> _WHAT TO DO_:
Transcribe every line exactly. Leave the pictures behind.

BEGIN INFORMATION SUPPLIED

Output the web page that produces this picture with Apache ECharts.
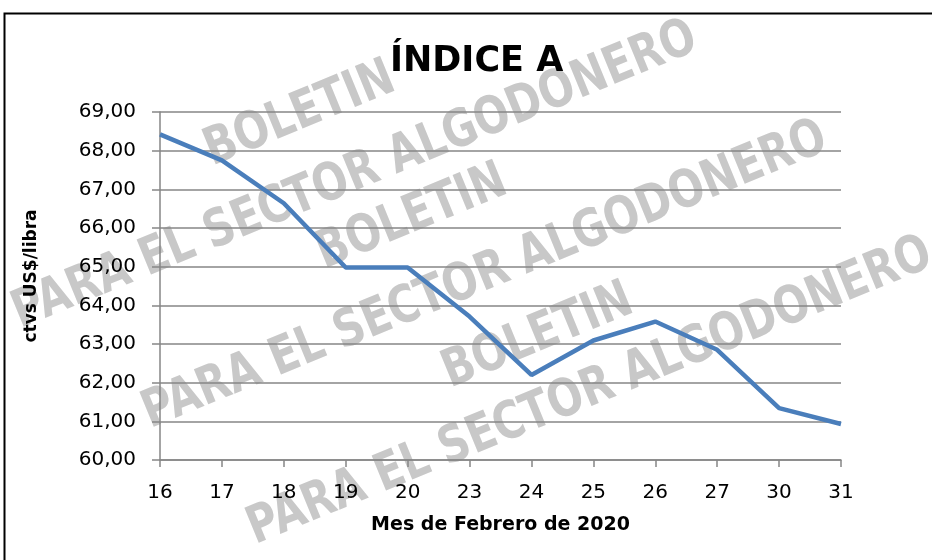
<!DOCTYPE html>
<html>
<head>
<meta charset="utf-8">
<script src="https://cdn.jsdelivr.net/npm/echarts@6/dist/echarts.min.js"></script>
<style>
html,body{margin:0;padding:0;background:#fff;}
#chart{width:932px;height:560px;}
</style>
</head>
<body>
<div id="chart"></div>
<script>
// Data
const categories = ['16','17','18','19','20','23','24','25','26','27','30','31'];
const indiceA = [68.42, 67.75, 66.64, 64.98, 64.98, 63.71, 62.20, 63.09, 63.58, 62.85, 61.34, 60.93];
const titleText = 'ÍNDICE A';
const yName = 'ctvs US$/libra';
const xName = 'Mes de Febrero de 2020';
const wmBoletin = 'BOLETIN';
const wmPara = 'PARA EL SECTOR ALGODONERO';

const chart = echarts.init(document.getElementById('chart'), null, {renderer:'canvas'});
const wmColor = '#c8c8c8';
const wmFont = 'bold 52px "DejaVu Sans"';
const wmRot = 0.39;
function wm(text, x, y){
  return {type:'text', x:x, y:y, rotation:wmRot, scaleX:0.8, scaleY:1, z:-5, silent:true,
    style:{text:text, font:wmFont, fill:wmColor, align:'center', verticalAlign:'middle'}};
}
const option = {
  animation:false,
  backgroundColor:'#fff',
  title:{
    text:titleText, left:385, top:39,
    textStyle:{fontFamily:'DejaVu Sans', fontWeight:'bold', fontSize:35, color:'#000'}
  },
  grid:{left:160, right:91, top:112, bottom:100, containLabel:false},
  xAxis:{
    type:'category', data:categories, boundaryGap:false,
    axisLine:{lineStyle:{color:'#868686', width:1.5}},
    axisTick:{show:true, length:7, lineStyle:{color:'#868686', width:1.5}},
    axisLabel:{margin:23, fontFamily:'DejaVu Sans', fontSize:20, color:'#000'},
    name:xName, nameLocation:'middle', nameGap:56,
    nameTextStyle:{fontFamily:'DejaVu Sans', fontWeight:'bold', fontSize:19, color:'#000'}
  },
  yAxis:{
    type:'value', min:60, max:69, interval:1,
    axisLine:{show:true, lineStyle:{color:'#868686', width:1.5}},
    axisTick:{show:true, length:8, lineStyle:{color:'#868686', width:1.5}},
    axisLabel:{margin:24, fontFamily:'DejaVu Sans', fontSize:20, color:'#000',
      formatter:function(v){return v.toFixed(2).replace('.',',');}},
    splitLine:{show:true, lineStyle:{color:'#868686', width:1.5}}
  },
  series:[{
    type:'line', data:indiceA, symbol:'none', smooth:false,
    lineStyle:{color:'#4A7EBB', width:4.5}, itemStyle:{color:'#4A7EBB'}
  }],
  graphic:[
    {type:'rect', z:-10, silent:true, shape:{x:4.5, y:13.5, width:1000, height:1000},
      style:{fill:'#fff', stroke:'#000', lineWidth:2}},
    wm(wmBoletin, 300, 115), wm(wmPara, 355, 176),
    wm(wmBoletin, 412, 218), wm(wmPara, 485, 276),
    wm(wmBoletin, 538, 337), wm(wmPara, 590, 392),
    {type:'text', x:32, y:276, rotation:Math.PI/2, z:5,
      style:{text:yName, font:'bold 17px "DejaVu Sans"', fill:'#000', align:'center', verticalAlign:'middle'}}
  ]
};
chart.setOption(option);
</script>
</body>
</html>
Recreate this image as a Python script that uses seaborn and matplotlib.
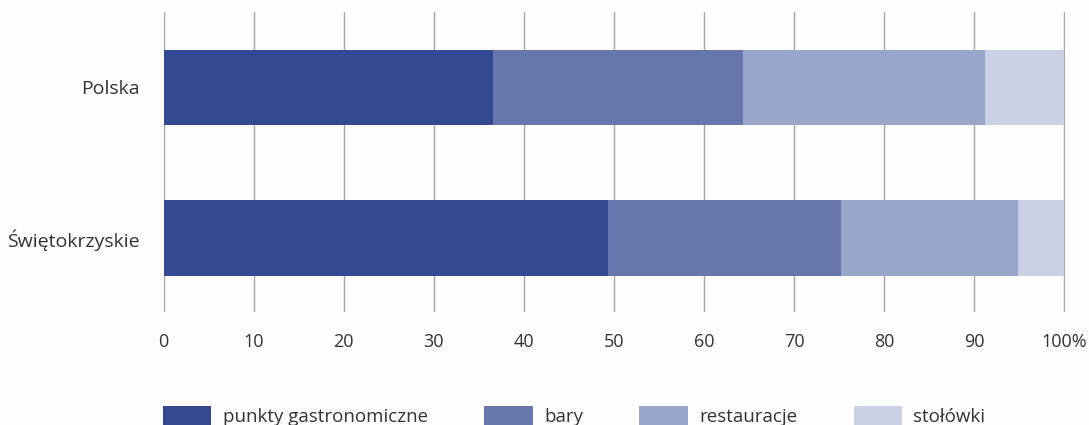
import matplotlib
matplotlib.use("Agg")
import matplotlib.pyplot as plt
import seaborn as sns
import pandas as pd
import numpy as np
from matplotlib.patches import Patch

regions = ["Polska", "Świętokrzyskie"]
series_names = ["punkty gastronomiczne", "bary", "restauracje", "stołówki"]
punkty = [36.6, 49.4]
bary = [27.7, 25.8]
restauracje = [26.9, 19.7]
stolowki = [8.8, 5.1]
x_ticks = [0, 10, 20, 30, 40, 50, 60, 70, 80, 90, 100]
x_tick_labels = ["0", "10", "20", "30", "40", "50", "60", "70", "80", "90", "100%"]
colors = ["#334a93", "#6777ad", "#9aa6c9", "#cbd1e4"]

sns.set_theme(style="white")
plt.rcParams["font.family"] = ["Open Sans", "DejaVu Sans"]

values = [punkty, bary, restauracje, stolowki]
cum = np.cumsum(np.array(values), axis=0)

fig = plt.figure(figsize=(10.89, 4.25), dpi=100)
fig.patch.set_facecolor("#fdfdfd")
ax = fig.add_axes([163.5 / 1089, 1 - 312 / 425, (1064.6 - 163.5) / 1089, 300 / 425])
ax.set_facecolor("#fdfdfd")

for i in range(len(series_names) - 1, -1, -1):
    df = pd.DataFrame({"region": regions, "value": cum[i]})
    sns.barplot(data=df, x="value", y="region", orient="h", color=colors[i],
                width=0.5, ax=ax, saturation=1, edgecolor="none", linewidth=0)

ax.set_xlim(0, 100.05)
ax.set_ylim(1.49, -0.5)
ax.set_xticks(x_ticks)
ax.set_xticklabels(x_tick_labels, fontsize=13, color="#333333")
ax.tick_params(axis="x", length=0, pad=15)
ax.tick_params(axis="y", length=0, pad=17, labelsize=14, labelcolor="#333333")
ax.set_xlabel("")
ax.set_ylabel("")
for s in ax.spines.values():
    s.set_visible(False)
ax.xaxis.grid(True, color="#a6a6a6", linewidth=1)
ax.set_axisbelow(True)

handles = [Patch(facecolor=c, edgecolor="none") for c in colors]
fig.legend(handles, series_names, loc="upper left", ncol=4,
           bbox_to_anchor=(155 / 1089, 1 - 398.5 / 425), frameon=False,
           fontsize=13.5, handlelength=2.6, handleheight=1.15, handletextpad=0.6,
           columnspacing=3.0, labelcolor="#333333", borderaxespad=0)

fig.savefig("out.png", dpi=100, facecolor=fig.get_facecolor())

END INFORMATION SUPPLIED

> _ANSWER TO THIS PROBLEM_:
Output the web page that produces this picture with Apache ECharts.
<!DOCTYPE html>
<html>
<head>
<meta charset="utf-8">
<script src="https://cdn.jsdelivr.net/npm/echarts@6/dist/echarts.min.js"></script>
<style>
html,body{margin:0;padding:0;background:#fff;}
#chart{width:932px;height:560px;}
</style>
</head>
<body>
<div id="chart"></div>
<script>
// Data
const categories = ['16','17','18','19','20','23','24','25','26','27','30','31'];
const indiceA = [68.42, 67.75, 66.64, 64.98, 64.98, 63.71, 62.20, 63.09, 63.58, 62.85, 61.34, 60.93];
const titleText = 'ÍNDICE A';
const yName = 'ctvs US$/libra';
const xName = 'Mes de Febrero de 2020';
const wmBoletin = 'BOLETIN';
const wmPara = 'PARA EL SECTOR ALGODONERO';

const chart = echarts.init(document.getElementById('chart'), null, {renderer:'canvas'});
const wmColor = '#c8c8c8';
const wmFont = 'bold 52px "DejaVu Sans"';
const wmRot = 0.39;
function wm(text, x, y){
  return {type:'text', x:x, y:y, rotation:wmRot, scaleX:0.8, scaleY:1, z:-5, silent:true,
    style:{text:text, font:wmFont, fill:wmColor, align:'center', verticalAlign:'middle'}};
}
const option = {
  animation:false,
  backgroundColor:'#fff',
  title:{
    text:titleText, left:385, top:39,
    textStyle:{fontFamily:'DejaVu Sans', fontWeight:'bold', fontSize:35, color:'#000'}
  },
  grid:{left:160, right:91, top:112, bottom:100, containLabel:false},
  xAxis:{
    type:'category', data:categories, boundaryGap:false,
    axisLine:{lineStyle:{color:'#868686', width:1.5}},
    axisTick:{show:true, length:7, lineStyle:{color:'#868686', width:1.5}},
    axisLabel:{margin:23, fontFamily:'DejaVu Sans', fontSize:20, color:'#000'},
    name:xName, nameLocation:'middle', nameGap:56,
    nameTextStyle:{fontFamily:'DejaVu Sans', fontWeight:'bold', fontSize:19, color:'#000'}
  },
  yAxis:{
    type:'value', min:60, max:69, interval:1,
    axisLine:{show:true, lineStyle:{color:'#868686', width:1.5}},
    axisTick:{show:true, length:8, lineStyle:{color:'#868686', width:1.5}},
    axisLabel:{margin:24, fontFamily:'DejaVu Sans', fontSize:20, color:'#000',
      formatter:function(v){return v.toFixed(2).replace('.',',');}},
    splitLine:{show:true, lineStyle:{color:'#868686', width:1.5}}
  },
  series:[{
    type:'line', data:indiceA, symbol:'none', smooth:false,
    lineStyle:{color:'#4A7EBB', width:4.5}, itemStyle:{color:'#4A7EBB'}
  }],
  graphic:[
    {type:'rect', z:-10, silent:true, shape:{x:4.5, y:13.5, width:1000, height:1000},
      style:{fill:'#fff', stroke:'#000', lineWidth:2}},
    wm(wmBoletin, 300, 115), wm(wmPara, 355, 176),
    wm(wmBoletin, 412, 218), wm(wmPara, 485, 276),
    wm(wmBoletin, 538, 337), wm(wmPara, 590, 392),
    {type:'text', x:32, y:276, rotation:Math.PI/2, z:5,
      style:{text:yName, font:'bold 17px "DejaVu Sans"', fill:'#000', align:'center', verticalAlign:'middle'}}
  ]
};
chart.setOption(option);
</script>
</body>
</html>
Recreate this image as a Python script that uses seaborn and matplotlib.
import matplotlib
matplotlib.use("Agg")
import matplotlib.pyplot as plt
import seaborn as sns
import pandas as pd
import numpy as np
from matplotlib.patches import Patch

regions = ["Polska", "Świętokrzyskie"]
series_names = ["punkty gastronomiczne", "bary", "restauracje", "stołówki"]
punkty = [36.6, 49.4]
bary = [27.7, 25.8]
restauracje = [26.9, 19.7]
stolowki = [8.8, 5.1]
x_ticks = [0, 10, 20, 30, 40, 50, 60, 70, 80, 90, 100]
x_tick_labels = ["0", "10", "20", "30", "40", "50", "60", "70", "80", "90", "100%"]
colors = ["#334a93", "#6777ad", "#9aa6c9", "#cbd1e4"]

sns.set_theme(style="white")
plt.rcParams["font.family"] = ["Open Sans", "DejaVu Sans"]

values = [punkty, bary, restauracje, stolowki]
cum = np.cumsum(np.array(values), axis=0)

fig = plt.figure(figsize=(10.89, 4.25), dpi=100)
fig.patch.set_facecolor("#fdfdfd")
ax = fig.add_axes([163.5 / 1089, 1 - 312 / 425, (1064.6 - 163.5) / 1089, 300 / 425])
ax.set_facecolor("#fdfdfd")

for i in range(len(series_names) - 1, -1, -1):
    df = pd.DataFrame({"region": regions, "value": cum[i]})
    sns.barplot(data=df, x="value", y="region", orient="h", color=colors[i],
                width=0.5, ax=ax, saturation=1, edgecolor="none", linewidth=0)

ax.set_xlim(0, 100.05)
ax.set_ylim(1.49, -0.5)
ax.set_xticks(x_ticks)
ax.set_xticklabels(x_tick_labels, fontsize=13, color="#333333")
ax.tick_params(axis="x", length=0, pad=15)
ax.tick_params(axis="y", length=0, pad=17, labelsize=14, labelcolor="#333333")
ax.set_xlabel("")
ax.set_ylabel("")
for s in ax.spines.values():
    s.set_visible(False)
ax.xaxis.grid(True, color="#a6a6a6", linewidth=1)
ax.set_axisbelow(True)

handles = [Patch(facecolor=c, edgecolor="none") for c in colors]
fig.legend(handles, series_names, loc="upper left", ncol=4,
           bbox_to_anchor=(155 / 1089, 1 - 398.5 / 425), frameon=False,
           fontsize=13.5, handlelength=2.6, handleheight=1.15, handletextpad=0.6,
           columnspacing=3.0, labelcolor="#333333", borderaxespad=0)

fig.savefig("out.png", dpi=100, facecolor=fig.get_facecolor())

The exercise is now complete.